I used to work 80 hours a week regularly. I didn’t socialize much, and my relationships suffered. I didn’t sleep much. I ate terribly since I didn’t give myself time to cook healthy meals.
Working like this for so long led me to a wrist injury that still hasn’t completely healed over a year later. I was forced to take three months off completely, followed by three months of working only 8 hours a week, gradually building up to my current 30 hour work week. I’m lucky I had a decent savings to live off of, but that’s not an option for most artists.
I’m hoping to get up to 40 hours of work per week, and keep it there. I never want to go back to my 80 hour weeks. Because while I was forced to take time off working, I lived life. I had so many amazing experiences I never would’ve otherwise had. I’m the most physically healthy I’ve been in… ever? because I cook real meals three times a day, and do exercise. I no longer have a constant raging headache.
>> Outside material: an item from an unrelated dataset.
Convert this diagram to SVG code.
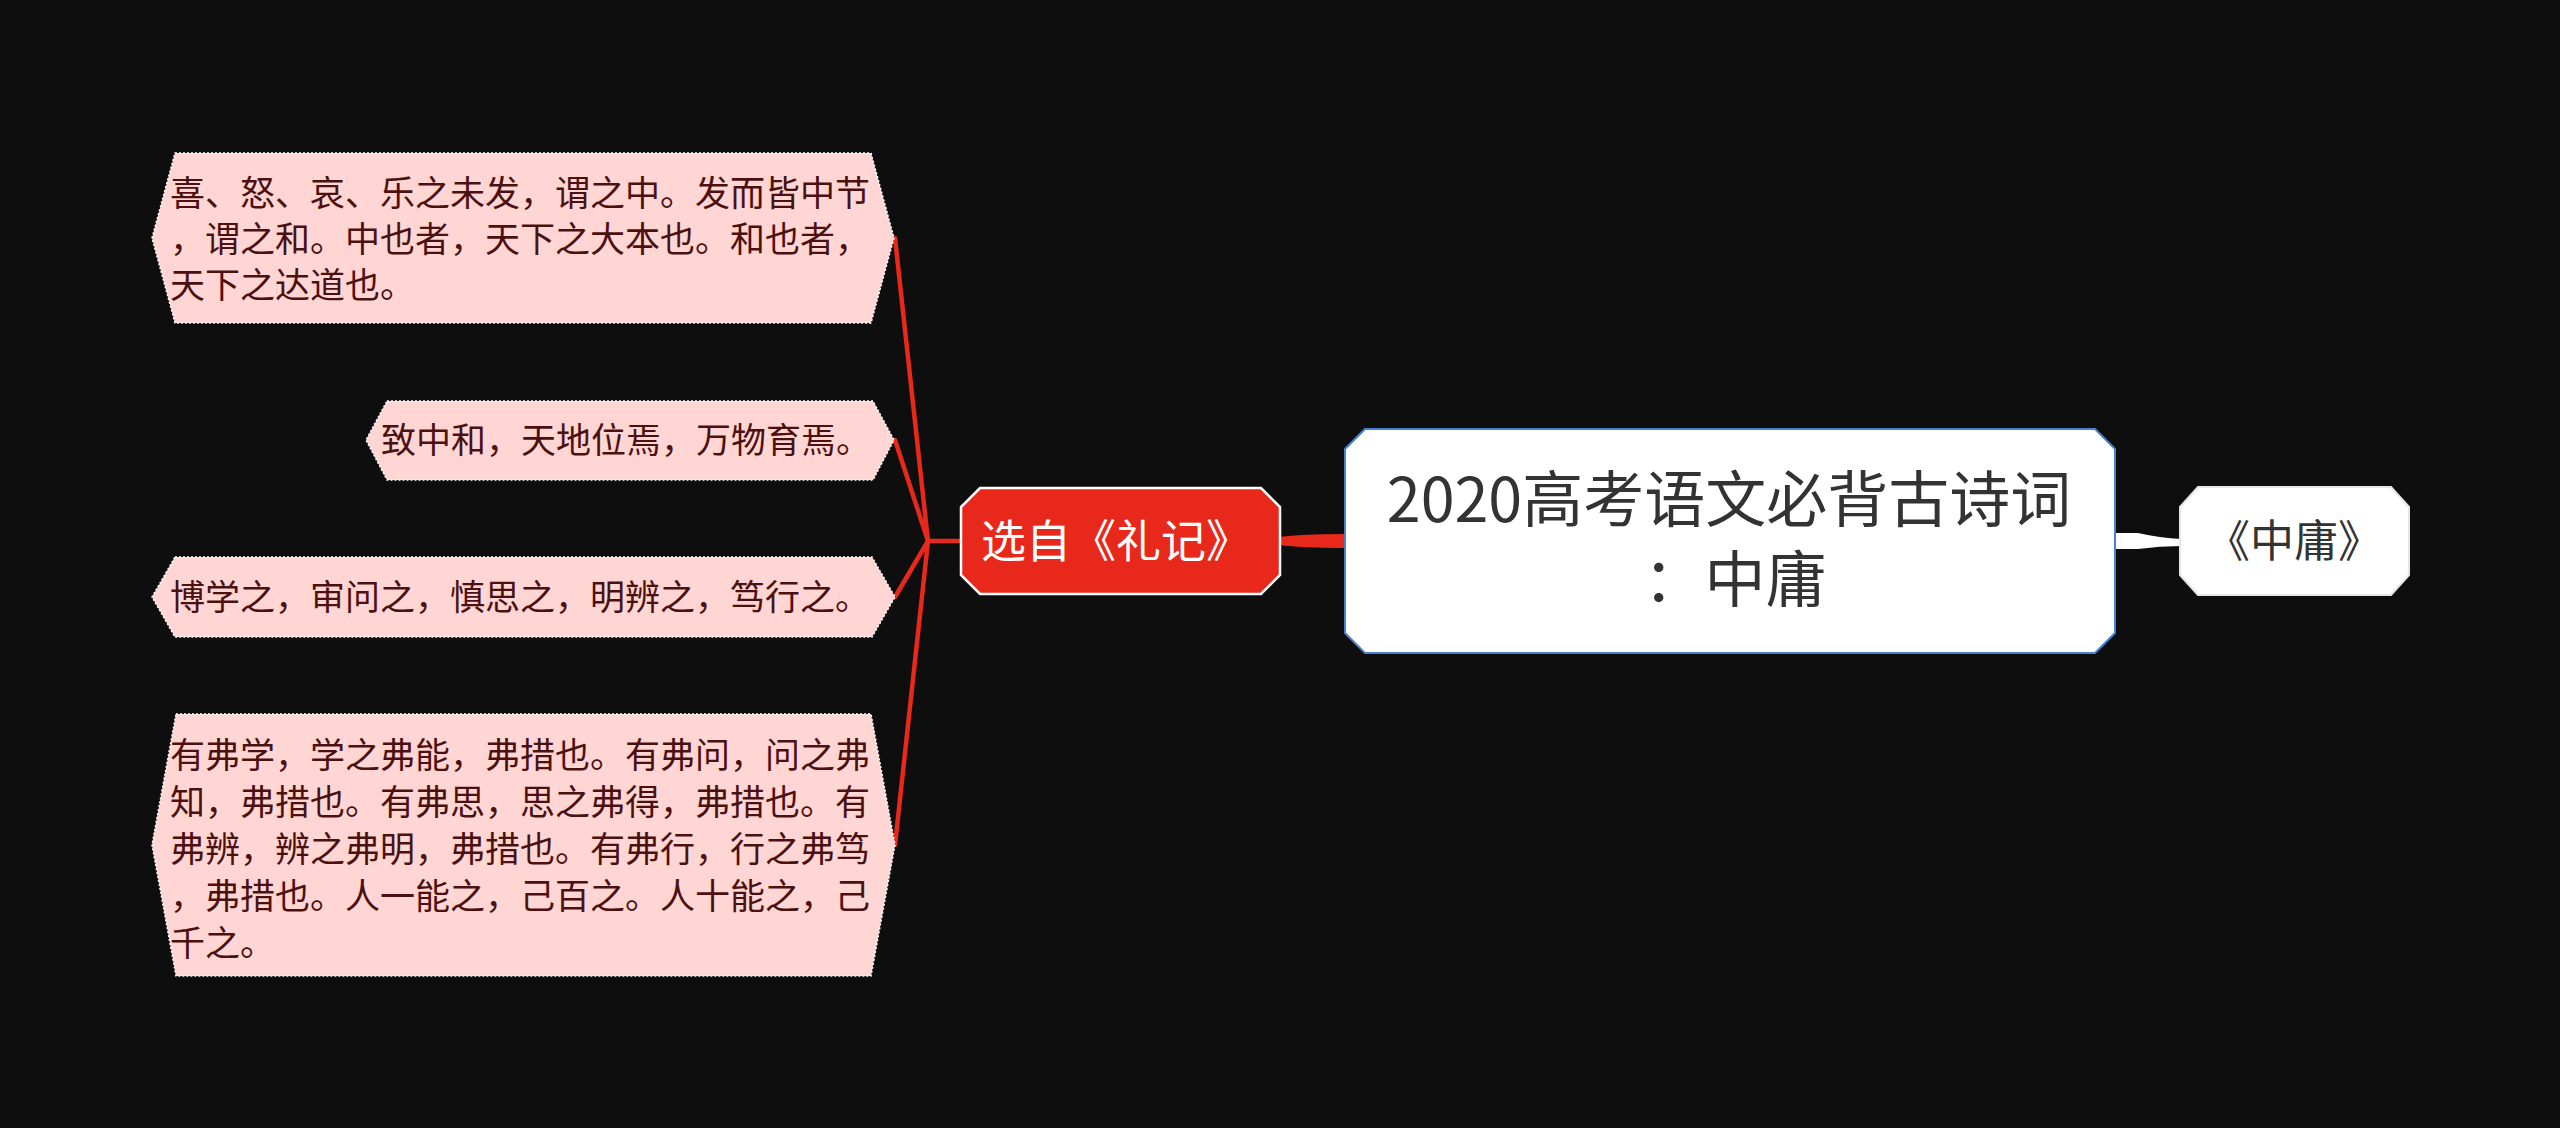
<svg xmlns="http://www.w3.org/2000/svg" width="2560" height="1128" viewBox="0 0 2560 1128">
<style>
text{font-family:"Noto Sans CJK SC","Noto Sans",sans-serif}
.leaf{fill:#ffd6d3;stroke:#ffffff;stroke-width:1.5;stroke-dasharray:2 2}
.lt{font-size:35px;fill:#4c1010}
.link{stroke:#e8281b;stroke-width:4.5;fill:none;stroke-linecap:round}
</style>
<rect x="0" y="0" width="2560" height="1128" fill="#0e0e0e"/>
<g id="connectors">
<path class="link" d="M961,541 L928,541 M928,541 L895,238 M928,541 L895,440 M928,541 L895,597 M928,541 L895,845"/>
<path d="M1280,537 Q1300,534 1346,534 L1346,548 Q1300,548 1280,545 Z" fill="#e8281b"/>
<path d="M2114,533 L2138,533 Q2160,538 2181,539 L2181,546 Q2160,546 2138,549 L2114,549 Z" fill="#ffffff"/>
</g>
<g id="main">
<path d="M1365,429 L2095,429 L2115,449 L2115,633 L2095,653 L1365,653 L1345,633 L1345,449 Z" fill="#ffffff" stroke="#4a80d0" stroke-width="2"/>
<text font-size="61" fill="#333333" text-anchor="middle"><tspan x="1729" y="522">2020高考语文必背古诗词</tspan><tspan x="1735" y="602">：中庸</tspan></text>
</g>
<g id="right">
<path d="M2198,487 L2391,487 L2409,507 L2409,575 L2391,595 L2198,595 L2180,575 L2180,507 Z" fill="#ffffff" stroke="#e6e6e6" stroke-width="2"/>
<text x="2294" y="557" font-size="44" fill="#333333" text-anchor="middle">《中庸》</text>
</g>
<g id="liji">
<path d="M980,488 L1261,488 L1280,507 L1280,575 L1261,594 L980,594 L961,575 L961,507 Z" fill="#e8281b" stroke="#ffffff" stroke-width="2.5"/>
<text x="981" y="558" font-size="45" fill="#ffffff">选自《礼记》</text>
</g>
<g id="leaf1">
<path class="leaf" d="M175,153 L871,153 L894,238 L871,323 L175,323 L152,238 Z"/>
<text class="lt"><tspan x="170" y="206">喜、怒、哀、乐之未发，谓之中。发而皆中节</tspan><tspan x="170" y="252">，谓之和。中也者，天下之大本也。和也者，</tspan><tspan x="170" y="298">天下之达道也。</tspan></text>
</g>
<g id="leaf2">
<path class="leaf" d="M387,401 L873,401 L894,440 L873,480 L387,480 L366,440 Z"/>
<text class="lt" x="381" y="453">致中和，天地位焉，万物育焉。</text>
</g>
<g id="leaf3">
<path class="leaf" d="M175,557 L872,557 L895,597 L872,637 L175,637 L152,597 Z"/>
<text class="lt" x="170" y="610">博学之，审问之，慎思之，明辨之，笃行之。</text>
</g>
<g id="leaf4">
<path class="leaf" d="M176,714 L871,714 L895,845 L871,976 L176,976 L152,845 Z"/>
<text class="lt"><tspan x="170" y="768">有弗学，学之弗能，弗措也。有弗问，问之弗</tspan><tspan x="170" y="815">知，弗措也。有弗思，思之弗得，弗措也。有</tspan><tspan x="170" y="862">弗辨，辨之弗明，弗措也。有弗行，行之弗笃</tspan><tspan x="170" y="909">，弗措也。人一能之，己百之。人十能之，己</tspan><tspan x="170" y="956">千之。</tspan></text>
</g>
</svg>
BUT I will say, it’s not just pressure from other artists that kept me working so long and so hard. See, most art jobs pay so little, you have to take half a dozen of them to scrape by (with a day job on top of it all.) We say yes to every opportunity because we need more work to make a living, but more work means more time spent doing it. I got lucky in that I was offered some higher paying gigs, so I could do a bit less work for the same amount of money.
Getting out of workoholic mode within artistic endeavors requires a major shift in the entire industry, both on the part of artists and our clients. We need to fight harder for fair wages. We need to work smarter. We need to set an expectation among those who hire us that we need a living wage to produce work for them. That means no more selling original paintings for $50 when it took you 20 hours to make. That means no more selling exclusive IP rights for $100 and 5 free copies of the book. That means all of us taking the time to study up on what our work is worth. That means breaking the weird silence we all have about how much we make. We talk about how much work we do, but never how much we make from it! That leaves us very open to exploitation. And of course, with so many artists starting from a point of poverty, many are forced to take work they know is far below value because selling that $50 painting that took 20 hours to make means the lights stay on for another month and I can’t fault individuals for surviving however they gotta. Not gonna prioritize that over the integrity of the industry as a whole. And again, there’s another opening to exploitation.
For so many, that guilt that comes from sleeping more than six hours or spending an hour cooking a meal, that guilt doesn’t come from trying to compete with other artists. It comes from knowing you could’ve squeezed in time to make another $20 and buy groceries.
In poverty mode, you do start to see every single ticking second as potential work time, and work time means money time. I was always running calculations in my head as I did any activity that was not work. “I could go see my friends for three hours, but if I work for three hours, I can probably make $30, and that’s my internet bill. I need to pay that bill. I can’t see my friends today.” “Okay, if I order a sandwich for delivery, that’s $10, but it saves me the trouble of going out, buying groceries, and cooking food, which would take me enough time that I would miss out on more than $10 worth of work time, so I’ll continue to eat shitty fast food.” This isn’t exclusive to art, by the way.
Artists, do what you can to make some free time. It’s good for you. Clients, start paying your artists more. They’re working themselves to death for your amusement. Give them a break.